We might develop a delinearized variant of the proof-of-possesion based mBCJ signatures from pages 21 and 22 of https://eprint.iacr.org/2018/417.pdf which provide two-round trip multi-signatures. All current Schnorr multi-signature schemes require three round trips. See https://github.com/w3f/schnorrkel/issues/15 I’d expect such a delinearized variant of mBCJ to use Ristretto keys too, but the signature scheme differs.
We could support BLS12-381 signatures to provide true signature aggregation. We could even integrate these with how session keys appear on-chain, but we’ve currently no argument for doing this.

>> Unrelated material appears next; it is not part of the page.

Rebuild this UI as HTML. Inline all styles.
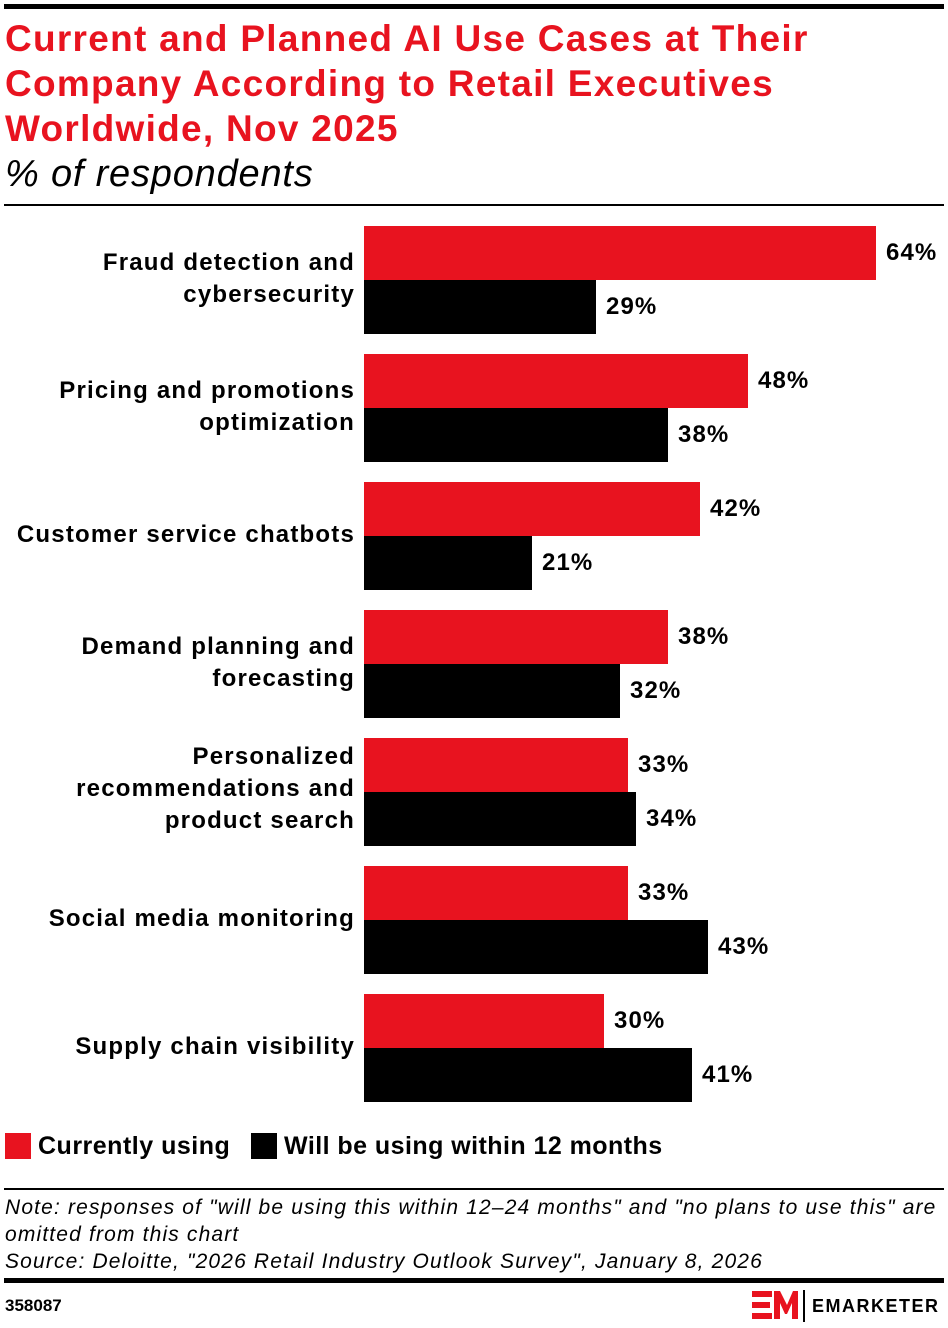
<!DOCTYPE html>
<html><head><style>
body{margin:0;width:948px;height:1328px;background:#fff;position:relative;font-family:"Liberation Sans",sans-serif;overflow:hidden}
.a{position:absolute}
.t{left:5px;color:#e8131f;font-weight:bold;font-size:37px;line-height:45px;top:16px;letter-spacing:1.28px;white-space:nowrap}
.lab{position:absolute;right:593px;text-align:right;font-weight:bold;font-size:24px;line-height:32px;color:#000;letter-spacing:1.2px;white-space:nowrap}
.r{position:absolute;left:364px;height:54px;background:#e8131f}
.k{position:absolute;left:364px;height:54px;background:#000}
.v{position:absolute;font-weight:bold;font-size:24px;line-height:54px;letter-spacing:1.1px}
.n{font-style:italic;font-size:21px;line-height:27px;left:5px;letter-spacing:1.16px;white-space:nowrap}
</style></head><body>
<div class="a" style="left:4px;top:4px;width:940px;height:5px;background:#000"></div>
<div class="a t">Current and Planned AI Use Cases at Their<br>Company According to Retail Executives<br>Worldwide, Nov 2025</div>
<div class="a" style="left:5px;top:152px;font-style:italic;font-size:38px;line-height:44px;letter-spacing:0.8px">% of respondents</div>
<div class="a" style="left:4px;top:204px;width:940px;height:2px;background:#000"></div>

<div class="lab" style="top:247px">Fraud detection and<br>cybersecurity</div>
<div class="r" style="top:226px;width:512px"></div><div class="v" style="top:226px;left:886px">64%</div>
<div class="k" style="top:280px;width:232px"></div><div class="v" style="top:280px;left:606px">29%</div>

<div class="lab" style="top:375px">Pricing and promotions<br>optimization</div>
<div class="r" style="top:354px;width:384px"></div><div class="v" style="top:354px;left:758px">48%</div>
<div class="k" style="top:408px;width:304px"></div><div class="v" style="top:408px;left:678px">38%</div>

<div class="lab" style="top:519px">Customer service chatbots</div>
<div class="r" style="top:482px;width:336px"></div><div class="v" style="top:482px;left:710px">42%</div>
<div class="k" style="top:536px;width:168px"></div><div class="v" style="top:536px;left:542px">21%</div>

<div class="lab" style="top:631px">Demand planning and<br>forecasting</div>
<div class="r" style="top:610px;width:304px"></div><div class="v" style="top:610px;left:678px">38%</div>
<div class="k" style="top:664px;width:256px"></div><div class="v" style="top:664px;left:630px">32%</div>

<div class="lab" style="top:741px">Personalized<br>recommendations and<br>product search</div>
<div class="r" style="top:738px;width:264px"></div><div class="v" style="top:738px;left:638px">33%</div>
<div class="k" style="top:792px;width:272px"></div><div class="v" style="top:792px;left:646px">34%</div>

<div class="lab" style="top:903px">Social media monitoring</div>
<div class="r" style="top:866px;width:264px"></div><div class="v" style="top:866px;left:638px">33%</div>
<div class="k" style="top:920px;width:344px"></div><div class="v" style="top:920px;left:718px">43%</div>

<div class="lab" style="top:1031px">Supply chain visibility</div>
<div class="r" style="top:994px;width:240px"></div><div class="v" style="top:994px;left:614px">30%</div>
<div class="k" style="top:1048px;width:328px"></div><div class="v" style="top:1048px;left:702px">41%</div>

<div class="a" style="left:5px;top:1133px;width:26px;height:26px;background:#e8131f"></div>
<div class="a" style="left:38px;top:1130px;font-weight:bold;font-size:25px;line-height:32px;letter-spacing:0.5px">Currently using</div>
<div class="a" style="left:251px;top:1133px;width:26px;height:26px;background:#000"></div>
<div class="a" style="left:284px;top:1130px;font-weight:bold;font-size:25px;line-height:32px;letter-spacing:0.45px">Will be using within 12 months</div>

<div class="a" style="left:4px;top:1188px;width:940px;height:2px;background:#000"></div>
<div class="a n" style="top:1194px">Note: responses of "will be using this within 12–24 months" and "no plans to use this" are<br>omitted from this chart<br>Source: Deloitte, "2026 Retail Industry Outlook Survey", January 8, 2026</div>
<div class="a" style="left:4px;top:1278px;width:940px;height:5px;background:#000"></div>
<div class="a" style="left:5px;top:1296px;font-weight:bold;font-size:17px;line-height:20px">358087</div>
<svg class="a" style="left:752px;top:1291px" width="46" height="28" viewBox="0 0 46 28">
<path d="M0 0h20v6H0zM0 11h18v6H0zM0 22h20v6H0z" fill="#e8131f"/>
<path d="M22 28V0h6l7 14 6-14h5v28h-6V12l-5 11h-2l-5-11v16z" fill="#e8131f"/>
</svg>
<div class="a" style="left:803px;top:1290px;width:2px;height:32px;background:#000"></div>
<div class="a" style="left:812px;top:1295px;font-weight:bold;font-size:18px;line-height:22px;letter-spacing:1.5px">EMARKETER</div>
</body></html>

 Aggregation can dramatically reduce signed message size when applying numerous signatures, but if performance is the only goal then batch verification techniques similar results, and exist for mny signature schemes, including Schnorr. There are clear advantages to reducing interactiveness in threshold and multi-signaturtes, but parachains can always provide these on Polkadot. Importantly, there are numerous weaknesses in all known curves that support pairings, but the single most damning weakness is the pairing \(e : G_1 \times G_2 \to G_T\) itself. In essence, we use elliptic curves in the first palce because they insulate us somewhat from mathematicians ever advancing understanding of number theory. Yet, any known pairing maps into a group \(G_T\) that re-exposes us, so attacks based on index-calculus, etc. improve more quickly. As a real world example, there were weaknesses found in BN curve of the sort used by ZCash during development, so after launch they needed to develop and migrate to a new curve. We expect this to happen again for roughly the same reasons that RSA key sizes increase slowly over time.